Type of Document Dissertation
Author Forsythe, Jay Garrett
URN etd-02052014-123307
Title Advanced strategies for imaging mass spectrometry and ion mobility - mass spectrometry
Degree PhD
Department Chemistry
Advisory Committee
Advisor Name Title
John McLean Committee Chair
David Cliffel Committee Member
David Wright Committee Member
Donna Webb Committee Member
  • imaging mass spectrometry
  • mass spectrometry
Date of Defense 2014-02-04
Availability unrestricted
The overarching goal of this research is to explore novel approaches to mass spectrometry (MS) analysis in order to address current challenges in the technique. The primary focus of this document is nanostructure-initiator mass spectrometry (NIMS), an ionization technique which utilizes porous silicon substrates to absorb ultraviolet laser energy, desorb analytes into the gas-phase, and ionize them for mass spectrometry. This technique is essentially a form of matrix-assisted laser desorption/ionization (MALDI), a commonly-used method in which molecules absorb laser energy and help to ionize the sample. However, two primary limitations of MALDI are that it is difficult to analyze small molecules and that sample preparation can be laborious. In contrast, NIMS is currently optimized for MS imaging of small analytes such as metabolites and requires minimal sample preparation. In this document, two novel NIMS approaches are described: (1) the development and optimization of semi-transparent NIMS thin films which allow for MS and optical imaging of biological cells; and (2) the evaluation of perfluorinated matrices which interact with the NIMS substrate to ionize larger (kDa) analytes of interest.
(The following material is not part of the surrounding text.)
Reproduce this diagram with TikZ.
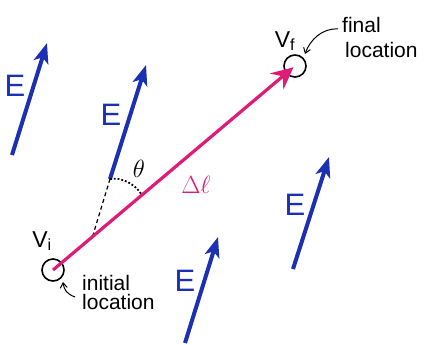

Additionally, this document explores one example of how structural MS methods can be useful in separating regioisomers with identical masses. Methylenedianiline (MDA) is a mixture of small isomeric compounds. Using ion mobility - MS (IM-MS) in conjunction with computational modeling, MDA structural isomers are differentiated and their relative gas-phase stabilities are determined. It was found that the differences in gas-phase stability between isomers were structural in nature, related to the site of protonation during the ionization process.